### Challenge
Transcribe all of the material exactly. Any picture in it should be left out.

########

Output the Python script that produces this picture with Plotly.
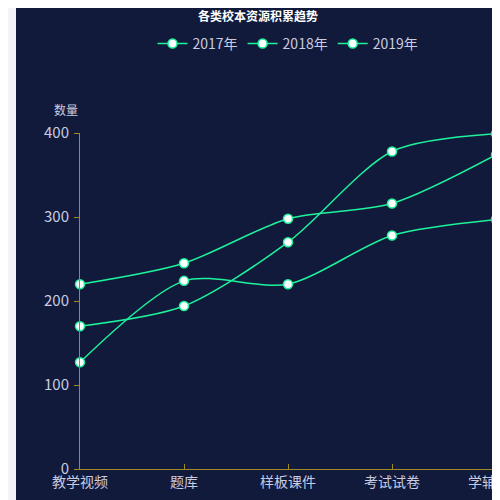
import plotly.graph_objects as go

categories = ["教学视频", "题库", "样板课件", "考试试卷", "学辅资源"]
years = ["2017年", "2018年", "2019年"]
values_2017 = [220, 245, 298, 316, 374]
values_2018 = [170, 194, 270, 378, 399]
values_2019 = [127, 224, 220, 278, 297]

fig = go.Figure()
for name, vals in zip(years, [values_2017, values_2018, values_2019]):
    fig.add_trace(go.Scatter(
        x=categories, y=vals, name=name, mode="lines+markers",
        line=dict(color="#1ef29b", width=1.5, shape="spline", smoothing=0.8),
        marker=dict(color="white", size=9, line=dict(color="#1ef29b", width=1.5)),
        cliponaxis=False,
    ))

axis_color = "#a08a26"
fig.update_layout(
    width=500, height=500,
    paper_bgcolor="#121a3b", plot_bgcolor="#121a3b",
    margin=dict(l=72, r=12, t=125, b=39, autoexpand=False),
    font=dict(family="Noto Sans CJK SC", color="#c8cce0", size=13),
    title=dict(text="<b>各类校本资源积累趋势</b>", x=0.5, y=0.99, yanchor="top",
               font=dict(size=12, color="white")),
    legend=dict(orientation="h", x=0.5, xanchor="center", y=1.265, yanchor="middle",
                font=dict(size=14, color="#c8cce0")),
    showlegend=True,
    xaxis=dict(range=[0, 4], showgrid=False, zeroline=False, showline=True,
               linecolor=axis_color, ticks="inside", tickcolor=axis_color, ticklen=5,
               tickfont=dict(size=14, color="#c8cce0")),
    yaxis=dict(range=[0, 400], dtick=100, showgrid=False, zeroline=False, showline=True,
               linecolor=axis_color, ticks="outside", tickcolor=axis_color, ticklen=5,
               ticklabelstandoff=2, tickfont=dict(size=15, color="#c8cce0")),
    annotations=[dict(text="数量", xref="paper", yref="paper", x=0.0, y=1.04,
                      xanchor="right", yanchor="bottom", showarrow=False,
                      font=dict(size=12, color="#c8cce0"))],
    shapes=[dict(type="rect", xref="paper", yref="paper", x0=-72/416, x1=-64/416,
                 y0=-0.2, y1=1.5, fillcolor="#f3f4f8", line=dict(width=0), layer="above")],
)
fig.write_html("out.html")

########

### Full response
Output the Python script that produces this picture with Plotly.
import plotly.graph_objects as go

categories = ["教学视频", "题库", "样板课件", "考试试卷", "学辅资源"]
years = ["2017年", "2018年", "2019年"]
values_2017 = [220, 245, 298, 316, 374]
values_2018 = [170, 194, 270, 378, 399]
values_2019 = [127, 224, 220, 278, 297]

fig = go.Figure()
for name, vals in zip(years, [values_2017, values_2018, values_2019]):
    fig.add_trace(go.Scatter(
        x=categories, y=vals, name=name, mode="lines+markers",
        line=dict(color="#1ef29b", width=1.5, shape="spline", smoothing=0.8),
        marker=dict(color="white", size=9, line=dict(color="#1ef29b", width=1.5)),
        cliponaxis=False,
    ))

axis_color = "#a08a26"
fig.update_layout(
    width=500, height=500,
    paper_bgcolor="#121a3b", plot_bgcolor="#121a3b",
    margin=dict(l=72, r=12, t=125, b=39, autoexpand=False),
    font=dict(family="Noto Sans CJK SC", color="#c8cce0", size=13),
    title=dict(text="<b>各类校本资源积累趋势</b>", x=0.5, y=0.99, yanchor="top",
               font=dict(size=12, color="white")),
    legend=dict(orientation="h", x=0.5, xanchor="center", y=1.265, yanchor="middle",
                font=dict(size=14, color="#c8cce0")),
    showlegend=True,
    xaxis=dict(range=[0, 4], showgrid=False, zeroline=False, showline=True,
               linecolor=axis_color, ticks="inside", tickcolor=axis_color, ticklen=5,
               tickfont=dict(size=14, color="#c8cce0")),
    yaxis=dict(range=[0, 400], dtick=100, showgrid=False, zeroline=False, showline=True,
               linecolor=axis_color, ticks="outside", tickcolor=axis_color, ticklen=5,
               ticklabelstandoff=2, tickfont=dict(size=15, color="#c8cce0")),
    annotations=[dict(text="数量", xref="paper", yref="paper", x=0.0, y=1.04,
                      xanchor="right", yanchor="bottom", showarrow=False,
                      font=dict(size=12, color="#c8cce0"))],
    shapes=[dict(type="rect", xref="paper", yref="paper", x0=-72/416, x1=-64/416,
                 y0=-0.2, y1=1.5, fillcolor="#f3f4f8", line=dict(width=0), layer="above")],
)
fig.write_html("out.html")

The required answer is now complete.